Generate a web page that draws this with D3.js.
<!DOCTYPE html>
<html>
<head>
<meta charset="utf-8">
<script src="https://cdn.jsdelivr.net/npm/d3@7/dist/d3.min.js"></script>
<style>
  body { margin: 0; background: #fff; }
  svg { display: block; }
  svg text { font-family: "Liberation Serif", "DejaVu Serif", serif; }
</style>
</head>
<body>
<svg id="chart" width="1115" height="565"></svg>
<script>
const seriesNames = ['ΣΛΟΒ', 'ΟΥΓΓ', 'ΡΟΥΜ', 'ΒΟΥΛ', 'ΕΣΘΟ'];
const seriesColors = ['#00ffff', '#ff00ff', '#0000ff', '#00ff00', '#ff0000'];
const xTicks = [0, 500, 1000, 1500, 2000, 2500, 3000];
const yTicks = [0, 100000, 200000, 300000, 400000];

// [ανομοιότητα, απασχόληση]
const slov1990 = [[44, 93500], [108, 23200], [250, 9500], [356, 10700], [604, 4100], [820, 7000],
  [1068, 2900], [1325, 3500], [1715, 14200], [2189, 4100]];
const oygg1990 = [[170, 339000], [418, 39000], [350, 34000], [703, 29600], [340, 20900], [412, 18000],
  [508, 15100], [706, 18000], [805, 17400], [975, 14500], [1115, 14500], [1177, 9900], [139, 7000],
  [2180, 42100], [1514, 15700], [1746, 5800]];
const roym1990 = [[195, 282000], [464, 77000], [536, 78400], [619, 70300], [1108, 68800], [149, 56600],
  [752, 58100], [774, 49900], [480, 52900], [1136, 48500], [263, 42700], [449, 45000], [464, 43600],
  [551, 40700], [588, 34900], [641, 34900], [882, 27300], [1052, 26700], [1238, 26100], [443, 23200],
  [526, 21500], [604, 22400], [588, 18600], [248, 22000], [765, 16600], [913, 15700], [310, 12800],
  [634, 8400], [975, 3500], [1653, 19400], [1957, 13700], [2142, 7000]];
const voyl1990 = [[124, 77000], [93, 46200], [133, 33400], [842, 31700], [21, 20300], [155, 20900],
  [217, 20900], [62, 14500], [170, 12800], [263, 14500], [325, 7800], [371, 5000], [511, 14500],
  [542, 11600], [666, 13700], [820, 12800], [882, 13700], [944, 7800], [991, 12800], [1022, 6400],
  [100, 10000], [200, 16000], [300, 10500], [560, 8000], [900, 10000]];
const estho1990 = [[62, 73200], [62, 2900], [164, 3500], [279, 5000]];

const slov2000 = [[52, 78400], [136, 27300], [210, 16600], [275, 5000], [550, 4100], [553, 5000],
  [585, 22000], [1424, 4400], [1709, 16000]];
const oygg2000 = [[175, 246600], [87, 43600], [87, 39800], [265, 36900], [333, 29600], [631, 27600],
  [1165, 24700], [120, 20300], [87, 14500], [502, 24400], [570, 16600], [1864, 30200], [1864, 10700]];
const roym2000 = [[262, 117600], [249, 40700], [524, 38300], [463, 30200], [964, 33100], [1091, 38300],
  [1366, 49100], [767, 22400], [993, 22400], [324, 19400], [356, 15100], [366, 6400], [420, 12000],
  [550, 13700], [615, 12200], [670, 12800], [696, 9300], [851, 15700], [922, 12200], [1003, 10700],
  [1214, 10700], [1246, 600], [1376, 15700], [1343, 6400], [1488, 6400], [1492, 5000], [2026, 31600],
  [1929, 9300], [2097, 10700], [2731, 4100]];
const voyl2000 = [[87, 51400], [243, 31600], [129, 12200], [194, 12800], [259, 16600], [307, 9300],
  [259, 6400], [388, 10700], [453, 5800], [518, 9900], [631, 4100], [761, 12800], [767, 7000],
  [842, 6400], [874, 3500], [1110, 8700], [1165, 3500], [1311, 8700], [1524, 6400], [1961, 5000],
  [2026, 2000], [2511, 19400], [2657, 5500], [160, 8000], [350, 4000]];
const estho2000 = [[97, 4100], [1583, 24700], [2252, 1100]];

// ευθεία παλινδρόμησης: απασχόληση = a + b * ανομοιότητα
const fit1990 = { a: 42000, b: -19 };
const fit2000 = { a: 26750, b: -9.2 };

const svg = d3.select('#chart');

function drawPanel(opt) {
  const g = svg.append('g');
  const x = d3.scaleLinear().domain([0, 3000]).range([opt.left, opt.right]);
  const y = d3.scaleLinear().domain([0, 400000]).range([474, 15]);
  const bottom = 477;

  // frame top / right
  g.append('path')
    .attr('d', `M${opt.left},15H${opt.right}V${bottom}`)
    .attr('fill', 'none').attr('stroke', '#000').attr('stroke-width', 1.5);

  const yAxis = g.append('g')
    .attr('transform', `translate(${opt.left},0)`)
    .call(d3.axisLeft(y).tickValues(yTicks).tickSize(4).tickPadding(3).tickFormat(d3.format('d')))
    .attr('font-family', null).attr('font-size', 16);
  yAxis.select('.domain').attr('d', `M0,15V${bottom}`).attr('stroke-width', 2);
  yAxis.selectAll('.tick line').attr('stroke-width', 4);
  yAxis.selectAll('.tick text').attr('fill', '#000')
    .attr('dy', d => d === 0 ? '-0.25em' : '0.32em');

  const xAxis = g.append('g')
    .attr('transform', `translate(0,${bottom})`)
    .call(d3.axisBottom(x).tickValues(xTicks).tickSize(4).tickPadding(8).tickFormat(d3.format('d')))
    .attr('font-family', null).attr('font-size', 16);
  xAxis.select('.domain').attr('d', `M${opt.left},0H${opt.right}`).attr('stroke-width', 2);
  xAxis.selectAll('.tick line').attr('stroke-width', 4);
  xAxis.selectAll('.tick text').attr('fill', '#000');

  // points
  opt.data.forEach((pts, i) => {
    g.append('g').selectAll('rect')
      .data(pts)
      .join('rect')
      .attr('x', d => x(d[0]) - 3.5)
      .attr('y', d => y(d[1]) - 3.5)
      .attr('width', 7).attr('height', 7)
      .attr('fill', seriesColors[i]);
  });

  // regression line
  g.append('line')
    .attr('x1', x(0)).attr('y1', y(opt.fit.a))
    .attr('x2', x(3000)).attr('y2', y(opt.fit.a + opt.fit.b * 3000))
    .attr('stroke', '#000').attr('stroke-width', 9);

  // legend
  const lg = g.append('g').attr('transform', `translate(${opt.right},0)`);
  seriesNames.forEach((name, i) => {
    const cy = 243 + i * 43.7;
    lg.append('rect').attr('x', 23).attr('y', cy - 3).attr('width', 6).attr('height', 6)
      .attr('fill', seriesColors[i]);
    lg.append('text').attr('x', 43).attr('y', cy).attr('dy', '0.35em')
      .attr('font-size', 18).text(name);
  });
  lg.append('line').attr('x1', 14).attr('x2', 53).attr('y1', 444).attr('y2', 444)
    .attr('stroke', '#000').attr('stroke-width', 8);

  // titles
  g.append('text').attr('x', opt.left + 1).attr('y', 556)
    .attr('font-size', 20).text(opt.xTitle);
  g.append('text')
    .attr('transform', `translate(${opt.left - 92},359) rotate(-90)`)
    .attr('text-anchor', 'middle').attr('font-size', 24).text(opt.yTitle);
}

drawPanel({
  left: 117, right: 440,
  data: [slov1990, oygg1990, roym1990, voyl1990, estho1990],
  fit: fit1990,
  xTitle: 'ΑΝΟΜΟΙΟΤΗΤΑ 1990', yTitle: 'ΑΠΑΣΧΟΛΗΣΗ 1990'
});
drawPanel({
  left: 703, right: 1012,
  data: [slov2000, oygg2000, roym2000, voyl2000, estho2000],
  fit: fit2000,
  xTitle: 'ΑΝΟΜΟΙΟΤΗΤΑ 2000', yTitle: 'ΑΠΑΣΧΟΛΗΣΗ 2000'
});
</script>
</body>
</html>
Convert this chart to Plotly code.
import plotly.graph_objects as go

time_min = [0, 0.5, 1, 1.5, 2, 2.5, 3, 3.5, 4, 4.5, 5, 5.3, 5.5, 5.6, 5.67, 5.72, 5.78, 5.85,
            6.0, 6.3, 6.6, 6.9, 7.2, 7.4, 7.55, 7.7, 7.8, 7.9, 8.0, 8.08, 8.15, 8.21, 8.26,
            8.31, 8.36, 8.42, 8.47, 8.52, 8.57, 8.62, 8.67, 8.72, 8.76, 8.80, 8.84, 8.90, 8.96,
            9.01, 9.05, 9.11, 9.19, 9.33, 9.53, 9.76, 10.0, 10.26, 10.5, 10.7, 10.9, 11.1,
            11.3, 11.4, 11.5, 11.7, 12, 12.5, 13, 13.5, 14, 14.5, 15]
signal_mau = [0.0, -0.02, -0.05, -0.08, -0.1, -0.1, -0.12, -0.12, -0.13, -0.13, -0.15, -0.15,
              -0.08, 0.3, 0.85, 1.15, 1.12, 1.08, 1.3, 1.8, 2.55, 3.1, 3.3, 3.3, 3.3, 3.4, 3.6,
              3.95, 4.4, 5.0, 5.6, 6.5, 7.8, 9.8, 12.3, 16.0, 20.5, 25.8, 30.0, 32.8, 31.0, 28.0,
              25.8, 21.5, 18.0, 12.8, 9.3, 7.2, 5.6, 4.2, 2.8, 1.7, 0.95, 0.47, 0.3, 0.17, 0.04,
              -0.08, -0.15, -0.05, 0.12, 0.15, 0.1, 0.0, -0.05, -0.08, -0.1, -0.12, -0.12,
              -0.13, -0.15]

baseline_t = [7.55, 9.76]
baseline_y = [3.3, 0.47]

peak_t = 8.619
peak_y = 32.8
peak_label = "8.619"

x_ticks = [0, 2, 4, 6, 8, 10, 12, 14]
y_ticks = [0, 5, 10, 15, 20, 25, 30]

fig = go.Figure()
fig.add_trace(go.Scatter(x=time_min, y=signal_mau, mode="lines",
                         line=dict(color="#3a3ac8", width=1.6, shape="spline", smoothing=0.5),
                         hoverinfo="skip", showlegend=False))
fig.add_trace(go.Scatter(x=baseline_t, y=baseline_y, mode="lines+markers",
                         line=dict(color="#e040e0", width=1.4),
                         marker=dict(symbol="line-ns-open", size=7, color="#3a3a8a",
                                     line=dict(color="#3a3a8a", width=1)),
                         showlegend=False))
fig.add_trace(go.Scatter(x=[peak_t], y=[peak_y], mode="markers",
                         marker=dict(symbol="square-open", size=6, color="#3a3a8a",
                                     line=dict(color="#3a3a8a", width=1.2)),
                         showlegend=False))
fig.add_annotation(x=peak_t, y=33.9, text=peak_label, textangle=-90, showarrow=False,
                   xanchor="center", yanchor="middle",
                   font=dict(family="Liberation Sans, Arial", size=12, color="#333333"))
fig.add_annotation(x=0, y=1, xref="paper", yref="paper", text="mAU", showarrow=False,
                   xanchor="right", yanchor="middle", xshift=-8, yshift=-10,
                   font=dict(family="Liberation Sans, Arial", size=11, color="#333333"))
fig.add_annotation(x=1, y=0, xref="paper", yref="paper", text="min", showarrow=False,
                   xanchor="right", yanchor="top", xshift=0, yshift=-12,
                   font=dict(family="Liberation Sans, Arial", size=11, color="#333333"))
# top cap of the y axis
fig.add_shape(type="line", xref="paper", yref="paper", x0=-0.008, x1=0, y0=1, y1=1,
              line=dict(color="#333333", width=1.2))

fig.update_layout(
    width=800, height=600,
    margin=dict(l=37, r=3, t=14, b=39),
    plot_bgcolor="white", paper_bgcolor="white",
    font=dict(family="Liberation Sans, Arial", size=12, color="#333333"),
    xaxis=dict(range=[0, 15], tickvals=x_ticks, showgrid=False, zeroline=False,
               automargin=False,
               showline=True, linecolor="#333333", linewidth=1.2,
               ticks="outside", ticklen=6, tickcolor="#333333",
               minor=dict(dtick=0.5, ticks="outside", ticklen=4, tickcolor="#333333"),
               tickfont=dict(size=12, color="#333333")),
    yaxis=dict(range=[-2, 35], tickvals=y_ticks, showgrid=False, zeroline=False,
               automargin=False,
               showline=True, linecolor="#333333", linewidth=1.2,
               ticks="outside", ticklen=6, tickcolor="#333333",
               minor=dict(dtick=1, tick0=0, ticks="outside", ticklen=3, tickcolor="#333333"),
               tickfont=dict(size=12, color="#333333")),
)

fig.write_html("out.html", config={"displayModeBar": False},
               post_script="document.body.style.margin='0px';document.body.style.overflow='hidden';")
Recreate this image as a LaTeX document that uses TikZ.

Written instruction :: Begin with the first line of the listing and copy exactly through the line that contains "const yTicks = [0, 100000, 200000, 300000, 400000];", please, keeping both ends and leaving out everything after.

Exercise result ::
Generate a web page that draws this with D3.js.
<!DOCTYPE html>
<html>
<head>
<meta charset="utf-8">
<script src="https://cdn.jsdelivr.net/npm/d3@7/dist/d3.min.js"></script>
<style>
  body { margin: 0; background: #fff; }
  svg { display: block; }
  svg text { font-family: "Liberation Serif", "DejaVu Serif", serif; }
</style>
</head>
<body>
<svg id="chart" width="1115" height="565"></svg>
<script>
const seriesNames = ['ΣΛΟΒ', 'ΟΥΓΓ', 'ΡΟΥΜ', 'ΒΟΥΛ', 'ΕΣΘΟ'];
const seriesColors = ['#00ffff', '#ff00ff', '#0000ff', '#00ff00', '#ff0000'];
const xTicks = [0, 500, 1000, 1500, 2000, 2500, 3000];
const yTicks = [0, 100000, 200000, 300000, 400000];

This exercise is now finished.